Stored rows>
━━━━━━━━

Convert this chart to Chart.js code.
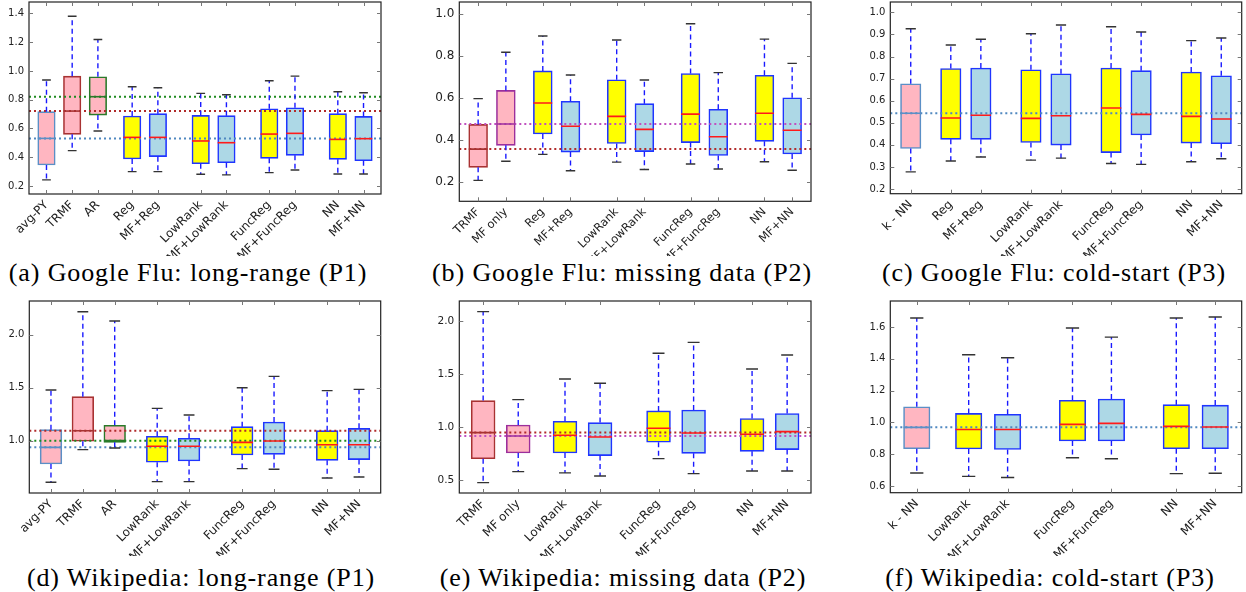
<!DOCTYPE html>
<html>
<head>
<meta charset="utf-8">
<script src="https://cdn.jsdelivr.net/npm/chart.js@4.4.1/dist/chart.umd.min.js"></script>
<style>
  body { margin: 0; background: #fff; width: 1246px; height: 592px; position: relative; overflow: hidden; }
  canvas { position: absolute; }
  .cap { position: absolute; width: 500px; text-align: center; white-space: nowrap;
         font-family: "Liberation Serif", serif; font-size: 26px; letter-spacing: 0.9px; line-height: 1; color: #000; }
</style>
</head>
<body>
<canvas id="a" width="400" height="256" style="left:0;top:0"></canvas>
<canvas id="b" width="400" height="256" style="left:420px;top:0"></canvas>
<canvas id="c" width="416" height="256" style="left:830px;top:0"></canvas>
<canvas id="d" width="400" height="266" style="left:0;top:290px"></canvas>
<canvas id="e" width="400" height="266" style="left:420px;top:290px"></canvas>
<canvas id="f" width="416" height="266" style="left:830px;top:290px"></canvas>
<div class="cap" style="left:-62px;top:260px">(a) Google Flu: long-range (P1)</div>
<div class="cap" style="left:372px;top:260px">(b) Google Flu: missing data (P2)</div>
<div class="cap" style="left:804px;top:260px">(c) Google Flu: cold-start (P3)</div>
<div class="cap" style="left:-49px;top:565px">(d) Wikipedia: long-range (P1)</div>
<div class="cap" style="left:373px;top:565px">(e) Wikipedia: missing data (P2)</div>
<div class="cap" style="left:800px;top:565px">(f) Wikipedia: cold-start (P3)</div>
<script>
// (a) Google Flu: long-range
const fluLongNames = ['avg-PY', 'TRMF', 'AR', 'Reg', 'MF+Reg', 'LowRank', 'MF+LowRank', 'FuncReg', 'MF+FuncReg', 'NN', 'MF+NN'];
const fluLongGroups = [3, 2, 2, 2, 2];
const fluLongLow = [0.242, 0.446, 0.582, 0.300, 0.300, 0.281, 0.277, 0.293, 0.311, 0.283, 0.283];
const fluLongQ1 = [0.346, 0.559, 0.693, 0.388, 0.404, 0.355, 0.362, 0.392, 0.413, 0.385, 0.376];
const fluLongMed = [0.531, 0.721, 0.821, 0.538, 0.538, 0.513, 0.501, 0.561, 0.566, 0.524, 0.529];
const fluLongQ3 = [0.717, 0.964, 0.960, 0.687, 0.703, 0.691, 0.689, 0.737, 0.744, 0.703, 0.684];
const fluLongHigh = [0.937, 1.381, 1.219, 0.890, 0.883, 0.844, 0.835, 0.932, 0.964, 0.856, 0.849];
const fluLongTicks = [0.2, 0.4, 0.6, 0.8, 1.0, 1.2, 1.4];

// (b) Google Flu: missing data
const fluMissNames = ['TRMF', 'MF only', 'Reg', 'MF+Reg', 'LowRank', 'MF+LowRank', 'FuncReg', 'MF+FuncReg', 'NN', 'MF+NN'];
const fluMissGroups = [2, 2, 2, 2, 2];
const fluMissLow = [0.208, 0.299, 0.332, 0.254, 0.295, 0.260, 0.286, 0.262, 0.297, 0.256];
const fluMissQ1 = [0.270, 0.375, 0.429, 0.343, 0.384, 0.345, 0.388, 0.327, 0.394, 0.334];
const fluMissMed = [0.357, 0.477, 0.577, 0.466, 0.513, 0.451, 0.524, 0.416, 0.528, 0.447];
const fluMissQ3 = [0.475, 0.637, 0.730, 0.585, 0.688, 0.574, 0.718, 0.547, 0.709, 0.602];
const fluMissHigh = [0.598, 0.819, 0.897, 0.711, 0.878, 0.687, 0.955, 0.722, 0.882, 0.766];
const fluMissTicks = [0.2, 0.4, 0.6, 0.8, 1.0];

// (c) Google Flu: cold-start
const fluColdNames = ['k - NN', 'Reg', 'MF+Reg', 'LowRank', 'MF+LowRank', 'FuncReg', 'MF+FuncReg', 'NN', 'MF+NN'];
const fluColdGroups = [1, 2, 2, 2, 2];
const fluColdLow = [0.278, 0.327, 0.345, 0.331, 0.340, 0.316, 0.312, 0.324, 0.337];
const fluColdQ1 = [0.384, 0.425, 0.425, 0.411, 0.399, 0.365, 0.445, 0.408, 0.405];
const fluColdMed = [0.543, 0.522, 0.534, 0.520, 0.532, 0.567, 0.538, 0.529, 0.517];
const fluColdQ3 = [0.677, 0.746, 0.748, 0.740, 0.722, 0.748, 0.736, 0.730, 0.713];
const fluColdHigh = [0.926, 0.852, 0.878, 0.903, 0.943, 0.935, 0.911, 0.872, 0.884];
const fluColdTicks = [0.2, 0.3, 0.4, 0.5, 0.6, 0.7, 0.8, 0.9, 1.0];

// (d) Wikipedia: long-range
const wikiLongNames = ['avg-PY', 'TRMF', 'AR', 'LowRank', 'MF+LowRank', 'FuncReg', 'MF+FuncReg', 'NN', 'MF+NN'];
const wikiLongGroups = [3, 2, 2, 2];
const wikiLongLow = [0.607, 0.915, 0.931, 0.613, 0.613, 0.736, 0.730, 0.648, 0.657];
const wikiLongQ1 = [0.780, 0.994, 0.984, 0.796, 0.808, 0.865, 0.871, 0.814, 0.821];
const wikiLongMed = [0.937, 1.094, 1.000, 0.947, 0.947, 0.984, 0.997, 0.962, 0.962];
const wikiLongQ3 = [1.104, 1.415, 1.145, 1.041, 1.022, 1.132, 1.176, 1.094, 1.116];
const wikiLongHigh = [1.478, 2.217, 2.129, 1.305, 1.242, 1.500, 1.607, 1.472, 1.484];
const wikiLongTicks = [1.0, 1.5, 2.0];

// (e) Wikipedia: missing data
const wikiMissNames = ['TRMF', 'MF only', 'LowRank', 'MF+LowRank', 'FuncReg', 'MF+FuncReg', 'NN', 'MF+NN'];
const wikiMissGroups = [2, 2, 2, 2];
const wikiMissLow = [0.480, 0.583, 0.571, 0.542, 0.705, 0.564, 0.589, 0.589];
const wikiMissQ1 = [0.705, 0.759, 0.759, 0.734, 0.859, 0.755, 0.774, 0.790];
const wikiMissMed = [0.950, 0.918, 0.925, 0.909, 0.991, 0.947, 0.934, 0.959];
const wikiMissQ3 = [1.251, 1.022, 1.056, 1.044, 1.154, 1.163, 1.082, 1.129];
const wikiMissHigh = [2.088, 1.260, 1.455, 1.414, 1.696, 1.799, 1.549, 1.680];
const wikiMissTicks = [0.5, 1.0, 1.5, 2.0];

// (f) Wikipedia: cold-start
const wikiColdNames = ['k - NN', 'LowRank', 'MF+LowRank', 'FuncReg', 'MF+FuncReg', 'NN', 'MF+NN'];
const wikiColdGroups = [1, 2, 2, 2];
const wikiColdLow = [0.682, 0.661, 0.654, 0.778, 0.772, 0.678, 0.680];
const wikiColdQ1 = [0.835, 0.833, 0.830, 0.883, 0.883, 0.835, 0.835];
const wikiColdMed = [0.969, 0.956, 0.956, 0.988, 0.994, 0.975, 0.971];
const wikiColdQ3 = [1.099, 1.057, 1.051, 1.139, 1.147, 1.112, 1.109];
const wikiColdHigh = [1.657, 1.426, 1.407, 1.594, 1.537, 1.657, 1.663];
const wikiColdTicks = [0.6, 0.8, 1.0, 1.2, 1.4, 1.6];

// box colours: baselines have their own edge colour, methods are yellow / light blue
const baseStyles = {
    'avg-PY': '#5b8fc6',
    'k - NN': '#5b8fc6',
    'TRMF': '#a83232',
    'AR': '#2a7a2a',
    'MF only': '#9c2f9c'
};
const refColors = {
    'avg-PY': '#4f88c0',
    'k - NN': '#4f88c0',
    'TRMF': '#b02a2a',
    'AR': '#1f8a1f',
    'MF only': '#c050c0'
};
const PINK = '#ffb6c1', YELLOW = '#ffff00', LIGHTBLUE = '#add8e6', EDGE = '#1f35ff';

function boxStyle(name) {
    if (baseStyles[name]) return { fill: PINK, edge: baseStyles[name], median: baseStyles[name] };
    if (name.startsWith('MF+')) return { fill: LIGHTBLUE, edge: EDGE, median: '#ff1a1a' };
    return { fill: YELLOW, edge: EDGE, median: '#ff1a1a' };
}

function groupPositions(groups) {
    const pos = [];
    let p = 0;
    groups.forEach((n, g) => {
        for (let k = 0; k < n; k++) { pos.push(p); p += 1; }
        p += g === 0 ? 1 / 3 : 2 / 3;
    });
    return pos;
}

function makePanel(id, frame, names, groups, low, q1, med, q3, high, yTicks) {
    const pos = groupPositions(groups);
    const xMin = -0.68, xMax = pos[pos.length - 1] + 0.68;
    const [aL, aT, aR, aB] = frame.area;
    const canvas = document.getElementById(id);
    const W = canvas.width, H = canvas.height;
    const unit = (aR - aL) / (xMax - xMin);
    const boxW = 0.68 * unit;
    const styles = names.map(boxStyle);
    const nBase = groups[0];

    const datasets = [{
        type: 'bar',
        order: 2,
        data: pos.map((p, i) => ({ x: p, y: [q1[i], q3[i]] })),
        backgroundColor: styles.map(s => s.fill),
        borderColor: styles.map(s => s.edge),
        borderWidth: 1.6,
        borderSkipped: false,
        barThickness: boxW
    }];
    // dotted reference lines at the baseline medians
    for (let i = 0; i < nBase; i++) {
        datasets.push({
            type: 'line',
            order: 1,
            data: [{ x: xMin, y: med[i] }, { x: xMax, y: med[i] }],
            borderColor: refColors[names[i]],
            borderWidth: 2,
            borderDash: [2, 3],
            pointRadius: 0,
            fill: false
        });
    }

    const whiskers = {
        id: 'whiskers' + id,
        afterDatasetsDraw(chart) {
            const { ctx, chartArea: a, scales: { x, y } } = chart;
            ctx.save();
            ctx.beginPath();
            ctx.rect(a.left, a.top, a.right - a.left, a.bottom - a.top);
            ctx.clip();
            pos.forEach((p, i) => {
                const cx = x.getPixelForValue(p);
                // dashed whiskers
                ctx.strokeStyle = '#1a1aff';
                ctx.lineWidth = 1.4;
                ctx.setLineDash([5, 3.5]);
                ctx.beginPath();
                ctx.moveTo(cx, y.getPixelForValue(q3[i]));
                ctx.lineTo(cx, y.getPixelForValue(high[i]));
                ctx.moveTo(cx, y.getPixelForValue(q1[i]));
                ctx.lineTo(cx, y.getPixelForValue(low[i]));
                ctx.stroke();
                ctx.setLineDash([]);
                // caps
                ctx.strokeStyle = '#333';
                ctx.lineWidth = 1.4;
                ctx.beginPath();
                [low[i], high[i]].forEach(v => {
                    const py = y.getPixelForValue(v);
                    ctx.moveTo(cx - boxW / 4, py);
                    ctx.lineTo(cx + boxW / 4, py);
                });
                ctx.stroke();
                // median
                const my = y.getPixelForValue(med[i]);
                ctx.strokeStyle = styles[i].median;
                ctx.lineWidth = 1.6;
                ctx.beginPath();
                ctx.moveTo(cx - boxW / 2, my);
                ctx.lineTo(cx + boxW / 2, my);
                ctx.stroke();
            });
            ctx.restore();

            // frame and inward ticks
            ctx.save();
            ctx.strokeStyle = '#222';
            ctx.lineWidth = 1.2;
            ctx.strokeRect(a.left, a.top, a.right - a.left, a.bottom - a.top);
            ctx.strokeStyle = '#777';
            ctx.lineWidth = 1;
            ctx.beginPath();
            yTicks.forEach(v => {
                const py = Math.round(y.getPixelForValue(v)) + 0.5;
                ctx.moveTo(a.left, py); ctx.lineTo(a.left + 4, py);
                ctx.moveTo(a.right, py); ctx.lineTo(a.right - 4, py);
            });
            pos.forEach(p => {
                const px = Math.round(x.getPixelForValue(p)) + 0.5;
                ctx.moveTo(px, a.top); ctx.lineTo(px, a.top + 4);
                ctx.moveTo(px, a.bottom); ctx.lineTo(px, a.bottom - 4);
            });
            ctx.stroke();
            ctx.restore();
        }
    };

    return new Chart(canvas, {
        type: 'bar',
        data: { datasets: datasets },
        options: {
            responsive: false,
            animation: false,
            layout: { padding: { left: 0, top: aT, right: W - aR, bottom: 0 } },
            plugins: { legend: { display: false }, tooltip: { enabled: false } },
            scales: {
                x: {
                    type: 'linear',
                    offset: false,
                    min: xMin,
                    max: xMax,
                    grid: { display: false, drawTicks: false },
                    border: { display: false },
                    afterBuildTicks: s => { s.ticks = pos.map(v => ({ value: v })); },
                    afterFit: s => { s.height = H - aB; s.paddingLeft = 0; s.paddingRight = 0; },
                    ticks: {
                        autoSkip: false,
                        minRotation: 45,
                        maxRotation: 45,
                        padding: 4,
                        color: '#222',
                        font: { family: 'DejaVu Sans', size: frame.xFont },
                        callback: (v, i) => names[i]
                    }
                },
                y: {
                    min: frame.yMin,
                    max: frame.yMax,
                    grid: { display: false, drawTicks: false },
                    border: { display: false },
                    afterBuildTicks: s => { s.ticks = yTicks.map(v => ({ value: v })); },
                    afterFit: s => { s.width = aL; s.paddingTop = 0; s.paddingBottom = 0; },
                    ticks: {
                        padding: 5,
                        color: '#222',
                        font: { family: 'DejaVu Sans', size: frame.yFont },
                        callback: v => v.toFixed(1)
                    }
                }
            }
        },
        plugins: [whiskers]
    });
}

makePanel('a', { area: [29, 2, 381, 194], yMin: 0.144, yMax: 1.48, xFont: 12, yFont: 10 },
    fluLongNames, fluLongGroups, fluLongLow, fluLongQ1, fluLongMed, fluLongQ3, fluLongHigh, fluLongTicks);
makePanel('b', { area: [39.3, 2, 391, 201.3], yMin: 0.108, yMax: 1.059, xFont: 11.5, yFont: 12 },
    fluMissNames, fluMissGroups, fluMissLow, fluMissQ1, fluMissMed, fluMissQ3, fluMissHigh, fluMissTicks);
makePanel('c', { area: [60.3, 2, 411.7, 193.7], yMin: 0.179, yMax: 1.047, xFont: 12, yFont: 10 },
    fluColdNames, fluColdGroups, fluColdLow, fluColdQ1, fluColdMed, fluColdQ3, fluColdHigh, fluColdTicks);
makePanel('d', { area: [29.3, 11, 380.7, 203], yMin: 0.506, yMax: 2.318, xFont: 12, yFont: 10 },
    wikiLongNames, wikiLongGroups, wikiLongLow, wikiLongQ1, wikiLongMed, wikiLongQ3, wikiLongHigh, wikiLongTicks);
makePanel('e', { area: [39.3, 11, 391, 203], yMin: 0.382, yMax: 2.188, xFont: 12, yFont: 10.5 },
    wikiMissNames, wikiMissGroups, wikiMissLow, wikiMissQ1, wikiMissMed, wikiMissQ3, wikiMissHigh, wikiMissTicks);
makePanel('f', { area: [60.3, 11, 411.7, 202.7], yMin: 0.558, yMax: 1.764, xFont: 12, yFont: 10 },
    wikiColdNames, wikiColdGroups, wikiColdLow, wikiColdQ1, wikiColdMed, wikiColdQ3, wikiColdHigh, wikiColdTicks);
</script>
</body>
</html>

━━━━━━━━

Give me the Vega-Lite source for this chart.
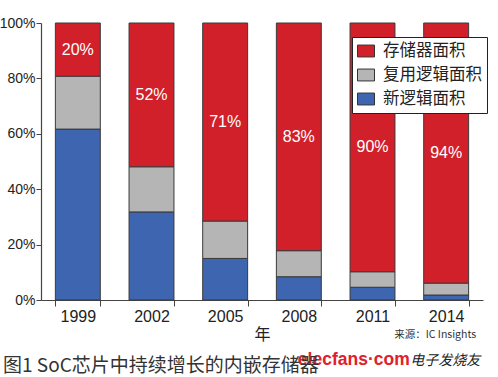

━━━━━━━━

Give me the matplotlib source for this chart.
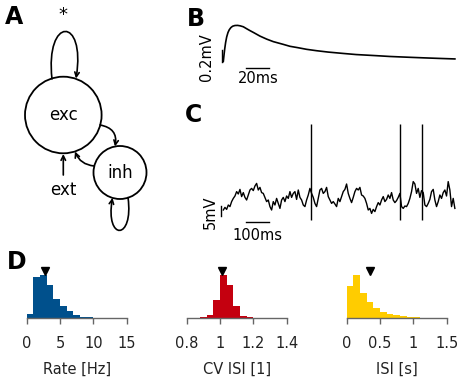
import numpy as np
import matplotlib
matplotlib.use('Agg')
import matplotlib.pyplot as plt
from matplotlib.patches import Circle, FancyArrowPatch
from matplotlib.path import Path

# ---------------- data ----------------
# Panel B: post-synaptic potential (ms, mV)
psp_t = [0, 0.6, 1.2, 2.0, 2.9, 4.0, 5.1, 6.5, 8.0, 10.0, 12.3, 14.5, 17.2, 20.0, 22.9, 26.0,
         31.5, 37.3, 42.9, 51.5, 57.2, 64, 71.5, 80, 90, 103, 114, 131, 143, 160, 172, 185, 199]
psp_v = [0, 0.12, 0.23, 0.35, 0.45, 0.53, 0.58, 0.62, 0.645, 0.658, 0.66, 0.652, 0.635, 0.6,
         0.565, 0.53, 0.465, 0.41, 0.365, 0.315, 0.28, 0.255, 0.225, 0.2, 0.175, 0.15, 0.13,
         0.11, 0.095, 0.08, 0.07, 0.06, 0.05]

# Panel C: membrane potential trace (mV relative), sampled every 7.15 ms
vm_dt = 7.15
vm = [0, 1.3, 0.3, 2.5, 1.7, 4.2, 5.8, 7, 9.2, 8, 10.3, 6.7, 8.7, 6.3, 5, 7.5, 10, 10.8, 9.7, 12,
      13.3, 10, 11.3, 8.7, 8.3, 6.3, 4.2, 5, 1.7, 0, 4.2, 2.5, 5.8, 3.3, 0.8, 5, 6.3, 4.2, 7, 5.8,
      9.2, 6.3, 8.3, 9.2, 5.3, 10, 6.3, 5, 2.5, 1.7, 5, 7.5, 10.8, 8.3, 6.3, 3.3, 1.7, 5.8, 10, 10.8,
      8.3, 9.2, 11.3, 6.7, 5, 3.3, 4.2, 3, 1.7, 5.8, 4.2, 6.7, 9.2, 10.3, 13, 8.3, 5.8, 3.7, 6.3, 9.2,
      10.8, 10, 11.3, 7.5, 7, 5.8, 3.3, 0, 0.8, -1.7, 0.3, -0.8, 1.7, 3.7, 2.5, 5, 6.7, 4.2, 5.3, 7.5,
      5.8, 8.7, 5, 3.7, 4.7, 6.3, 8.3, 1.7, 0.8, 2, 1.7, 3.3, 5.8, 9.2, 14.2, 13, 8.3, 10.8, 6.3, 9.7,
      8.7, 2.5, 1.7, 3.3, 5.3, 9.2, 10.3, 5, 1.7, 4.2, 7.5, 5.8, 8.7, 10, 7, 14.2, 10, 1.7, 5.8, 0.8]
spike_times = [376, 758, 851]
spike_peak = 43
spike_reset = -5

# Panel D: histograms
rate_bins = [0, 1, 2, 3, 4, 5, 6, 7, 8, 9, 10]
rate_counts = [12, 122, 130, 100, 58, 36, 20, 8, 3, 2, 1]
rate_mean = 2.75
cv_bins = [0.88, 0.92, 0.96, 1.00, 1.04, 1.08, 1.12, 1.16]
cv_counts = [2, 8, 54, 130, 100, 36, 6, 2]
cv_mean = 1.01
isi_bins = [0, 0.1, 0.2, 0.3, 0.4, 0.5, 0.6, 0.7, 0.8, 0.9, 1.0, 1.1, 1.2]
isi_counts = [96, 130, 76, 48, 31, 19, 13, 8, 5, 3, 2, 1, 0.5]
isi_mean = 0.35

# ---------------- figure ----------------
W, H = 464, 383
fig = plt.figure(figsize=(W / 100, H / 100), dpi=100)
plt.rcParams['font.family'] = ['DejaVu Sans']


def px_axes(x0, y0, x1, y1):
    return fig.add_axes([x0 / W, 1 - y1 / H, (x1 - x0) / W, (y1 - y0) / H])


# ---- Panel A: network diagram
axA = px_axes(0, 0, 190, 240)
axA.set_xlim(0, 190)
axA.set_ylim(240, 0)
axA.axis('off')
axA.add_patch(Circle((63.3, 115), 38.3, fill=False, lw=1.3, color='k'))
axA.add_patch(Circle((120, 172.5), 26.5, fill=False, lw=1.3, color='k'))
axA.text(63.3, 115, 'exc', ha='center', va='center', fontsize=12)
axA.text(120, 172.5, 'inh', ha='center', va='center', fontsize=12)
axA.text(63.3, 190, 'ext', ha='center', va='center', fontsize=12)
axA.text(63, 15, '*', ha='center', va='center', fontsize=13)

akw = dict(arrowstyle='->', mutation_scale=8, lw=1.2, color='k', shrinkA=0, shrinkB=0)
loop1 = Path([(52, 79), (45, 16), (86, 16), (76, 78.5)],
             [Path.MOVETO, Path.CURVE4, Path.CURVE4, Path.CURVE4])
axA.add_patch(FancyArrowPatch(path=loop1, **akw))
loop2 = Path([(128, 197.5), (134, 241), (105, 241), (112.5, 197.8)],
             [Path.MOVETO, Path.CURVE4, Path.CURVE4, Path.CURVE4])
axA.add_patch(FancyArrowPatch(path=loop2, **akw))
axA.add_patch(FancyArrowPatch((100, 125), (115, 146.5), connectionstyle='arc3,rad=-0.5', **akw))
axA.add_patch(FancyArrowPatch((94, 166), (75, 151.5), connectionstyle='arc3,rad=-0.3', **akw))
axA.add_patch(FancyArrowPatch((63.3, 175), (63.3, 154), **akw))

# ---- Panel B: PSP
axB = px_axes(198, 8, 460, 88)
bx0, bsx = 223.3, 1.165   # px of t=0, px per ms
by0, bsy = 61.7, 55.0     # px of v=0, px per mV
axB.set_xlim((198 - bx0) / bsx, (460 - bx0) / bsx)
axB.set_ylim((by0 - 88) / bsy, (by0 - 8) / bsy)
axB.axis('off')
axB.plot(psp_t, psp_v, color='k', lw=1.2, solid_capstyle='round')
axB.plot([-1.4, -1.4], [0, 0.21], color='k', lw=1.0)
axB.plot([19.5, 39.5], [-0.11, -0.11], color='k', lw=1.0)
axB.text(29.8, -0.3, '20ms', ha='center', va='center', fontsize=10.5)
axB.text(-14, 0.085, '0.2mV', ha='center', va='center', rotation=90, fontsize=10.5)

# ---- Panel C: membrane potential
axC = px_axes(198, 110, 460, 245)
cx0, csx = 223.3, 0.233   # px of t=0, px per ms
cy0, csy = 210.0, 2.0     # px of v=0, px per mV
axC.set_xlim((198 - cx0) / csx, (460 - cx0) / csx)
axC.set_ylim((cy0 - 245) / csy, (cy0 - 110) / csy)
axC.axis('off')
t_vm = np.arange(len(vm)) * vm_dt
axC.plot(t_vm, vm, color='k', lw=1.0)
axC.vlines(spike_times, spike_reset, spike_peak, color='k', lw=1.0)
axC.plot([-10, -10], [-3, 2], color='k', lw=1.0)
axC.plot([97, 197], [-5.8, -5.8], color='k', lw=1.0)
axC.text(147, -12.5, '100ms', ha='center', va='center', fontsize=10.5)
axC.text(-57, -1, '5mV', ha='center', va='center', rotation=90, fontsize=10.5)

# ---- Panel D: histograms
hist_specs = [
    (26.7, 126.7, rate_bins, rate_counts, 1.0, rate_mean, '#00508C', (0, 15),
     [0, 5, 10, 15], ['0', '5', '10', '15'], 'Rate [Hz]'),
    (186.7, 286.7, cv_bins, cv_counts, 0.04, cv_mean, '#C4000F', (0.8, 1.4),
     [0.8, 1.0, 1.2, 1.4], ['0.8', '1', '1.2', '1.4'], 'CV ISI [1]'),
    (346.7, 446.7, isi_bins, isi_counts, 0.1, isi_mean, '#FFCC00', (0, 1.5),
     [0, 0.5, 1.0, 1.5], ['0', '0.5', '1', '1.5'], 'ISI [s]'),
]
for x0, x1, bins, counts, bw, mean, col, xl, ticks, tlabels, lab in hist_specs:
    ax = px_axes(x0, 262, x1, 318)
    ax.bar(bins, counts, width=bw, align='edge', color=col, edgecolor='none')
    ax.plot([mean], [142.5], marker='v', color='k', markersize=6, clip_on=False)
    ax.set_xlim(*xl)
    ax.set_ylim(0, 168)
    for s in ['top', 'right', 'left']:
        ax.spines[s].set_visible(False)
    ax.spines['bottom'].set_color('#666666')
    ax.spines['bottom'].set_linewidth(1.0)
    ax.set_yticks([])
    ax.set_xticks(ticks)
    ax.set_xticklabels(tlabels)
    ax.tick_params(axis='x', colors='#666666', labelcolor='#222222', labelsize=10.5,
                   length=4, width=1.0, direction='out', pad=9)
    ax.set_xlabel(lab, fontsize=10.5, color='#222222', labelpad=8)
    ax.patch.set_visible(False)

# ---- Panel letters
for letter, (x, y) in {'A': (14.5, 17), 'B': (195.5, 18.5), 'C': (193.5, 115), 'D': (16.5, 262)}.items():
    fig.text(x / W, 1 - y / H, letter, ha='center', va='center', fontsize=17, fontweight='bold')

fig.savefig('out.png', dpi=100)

━━━━━━━━

Aim> Give again, exactly as written above, every line from the one holding "Give me the matplotlib source for this chart." to the one holding "from matplotlib.path import Path", with both ends kept and the pictures left out.

Written response>
Give me the matplotlib source for this chart.
import numpy as np
import matplotlib
matplotlib.use('Agg')
import matplotlib.pyplot as plt
from matplotlib.patches import Circle, FancyArrowPatch
from matplotlib.path import Path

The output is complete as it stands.